Members of the practice team as advocates
The public looks to health professionals, and particularly general practitioners, to help them to access services. However, the reality is that the advocacy role—so often claimed by primary healthcare professionals—needs developing if helping obtain access to services is to become a major role.
Just as mental health requires an integrated approach, services for elderly people raise issues of access, advocacy, and coordination. The range of models—from services managed by general practitioners or nurses to low key units offering outreach of specialist care from the acute section (as has been so successfully piloted by Lambeth Community NHS Trust)—requires active management. As the movement of services out of hospitals continues, the role of the primary healthcare team in delivering inpatient services for less acute conditions will need to be explored, including a possible return to provision of local cottage hospitals. Such a choice may be valuable for elderly people and their families.
Meanwhile, the public is worried by ownership of nursing homes by general practitioners—a move that creates a conflict of interest and undermines doctors' advocacy role. In the light of more general anxieties about standards in nursing homes, the primary healthcare team could act as an impartial unofficial inspection team of these and other community based institutions, since their interest must be the patients' welfare, rather than the profit motive of the owner.

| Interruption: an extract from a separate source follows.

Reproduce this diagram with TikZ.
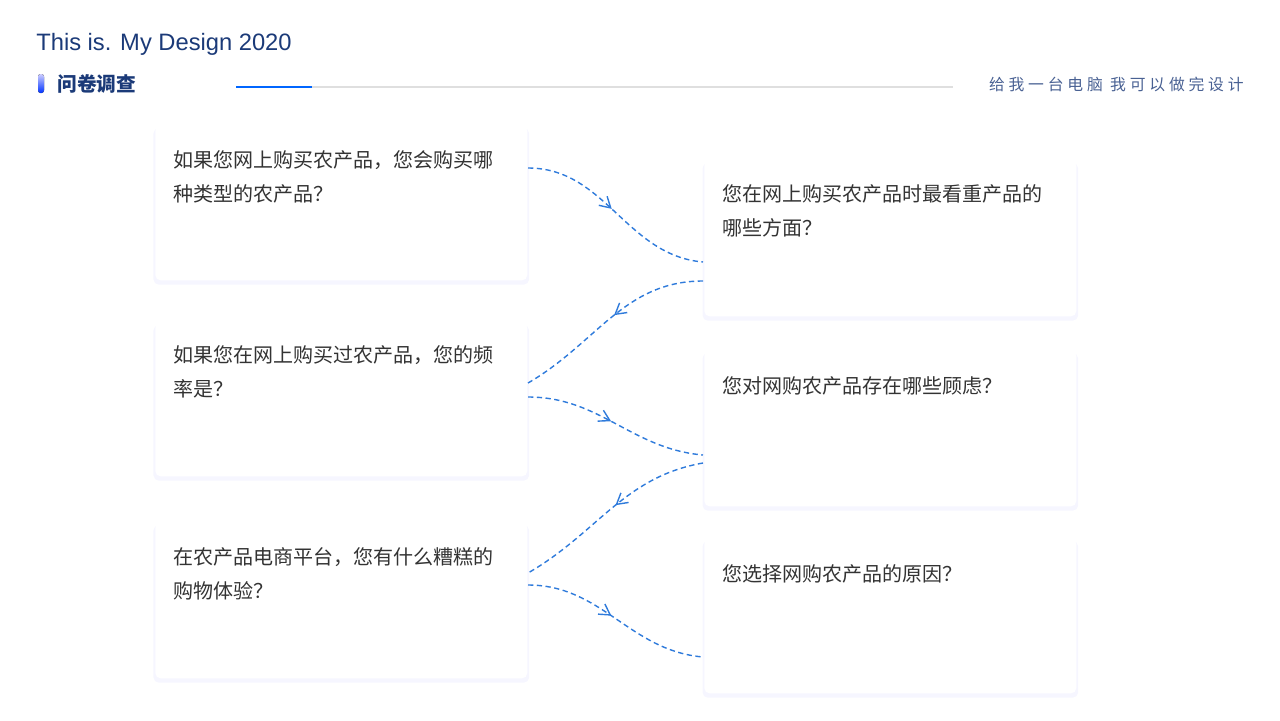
\documentclass[tikz,border=0pt]{standalone}
\usepackage{fontspec}
\setmainfont{Liberation Sans}
\newfontfamily\cjk{Noto Sans CJK SC}
\newfontfamily\cjkwide[LetterSpace=24]{Noto Sans CJK SC}
\usetikzlibrary{positioning,shadows,decorations.markings,arrows.meta}
\definecolor{navy}{HTML}{1B3A78}
\definecolor{linkblue}{HTML}{2F7BDB}
\definecolor{qtext}{HTML}{333333}
\tikzset{
  card/.style={fill=white, rounded corners=3pt, minimum width=7.44cm, anchor=north west,
    drop shadow={shadow xshift=0pt, shadow yshift=-2pt, shadow scale=1.01, fill=blue!20, opacity=0.18}},
  qlabel/.style={anchor=north west, align=left, text=qtext, font=\cjk\fontsize{11.4}{19.5}\selectfont},
  flow/.style={linkblue, dashed, thick, dash pattern=on 3pt off 2pt,
    postaction={decorate}, decoration={markings,
      mark=at position 0.47 with {\arrow[solid]{Straight Barb[length=6pt,width=7pt]}}}}
}
\begin{document}
\begin{tikzpicture}[x=0.02cm,y=-0.02cm]
    \useasboundingbox (0,0) rectangle (1280,720);
    % Header
    \node[anchor=west, text=navy, font=\fontsize{13.5}{16}\selectfont, inner sep=0] (title) at (36,44) {This is. My Design 2020};
    \fill[top color=blue!20, bottom color=blue!80!cyan, rounded corners=1.5pt] (38,74) rectangle (44,93);
    \node[anchor=west, text=navy, font=\cjk\bfseries\fontsize{11.2}{14}\selectfont, inner sep=0] (section) at (57,84) {问卷调查};
    \draw[gray!25, line width=0.6pt] (236,87) -- (953,87);
    \draw[blue!60!cyan, line width=1.6pt] (236,87) -- (312,87);
    \node[anchor=east, text=navy!80, font=\cjkwide\fontsize{9}{11}\selectfont, inner sep=0] (slogan) at (1244,84) {给我一台电脑 我可以做完设计};

    % Cards
    \node[card, minimum height=3.1cm] (L1) at (155,125) {};
    \node[card, minimum height=3.08cm] (L2) at (155,322) {};
    \node[card, minimum height=3.12cm] (L3) at (155,522) {};
    \node[card, minimum height=3.12cm] (R1) at (704,160) {};
    \node[card, minimum height=3.12cm] (R2) at (704,350) {};
    \node[card, minimum height=3.1cm] (R3) at (704,538) {};

    % Questions
    \node[qlabel] (q1) at (167,144) {如果您网上购买农产品，您会购买哪\\种类型的农产品？};
    \node[qlabel] (q2) at (167,339) {如果您在网上购买过农产品，您的频\\率是？};
    \node[qlabel] (q3) at (167,541) {在农产品电商平台，您有什么糟糕的\\购物体验？};
    \node[qlabel] (q4) at (716,178) {您在网上购买农产品时最看重产品的\\哪些方面？};
    \node[qlabel] (q5) at (716,370) {您对网购农产品存在哪些顾虑？};
    \node[qlabel] (q6) at (716,558) {您选择网购农产品的原因？};

    % Connectors
    \coordinate (a1) at (528,168);
    \coordinate (b1) at (703,262);
    \coordinate (b2) at (703,281);
    \coordinate (a2) at (528,383);
    \coordinate (a3) at (528,397);
    \coordinate (b3) at (703,455);
    \coordinate (b4) at (703,463);
    \coordinate (a4) at (528,573);
    \coordinate (a5) at (528,585);
    \coordinate (b5) at (703,657);
    \draw[flow] (a1) to[out=0, in=175] (b1);
    \draw[flow] (b2) to[out=180, in=30] (a2);
    \draw[flow] (a3) to[out=0, in=175] (b3);
    \draw[flow] (b4) to[out=190, in=30] (a4);
    \draw[flow] (a5) to[out=0, in=175] (b5);
\end{tikzpicture}
\end{document}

Lastly, there is a perceived need for general practitioners and primary healthcare workers to act as advocates of particular groups of patients. Where the patient group is genuinely inarticulate and these patients have no one else to stand up for them, health professionals may play a vital role—a role that is limited at present.
This article has been adapted from Primary Care: Core Values, edited by Mike Pringle, which is published by BMJ Books.
There is always a danger when health professionals take on the mantle of the patient's advocate or friend: professional interests and concerns can differ from personal ones, and some distance needs to be maintained. Nevertheless, the public expects the primary healthcare team to orchestrate services, advise, inspect services, and educate.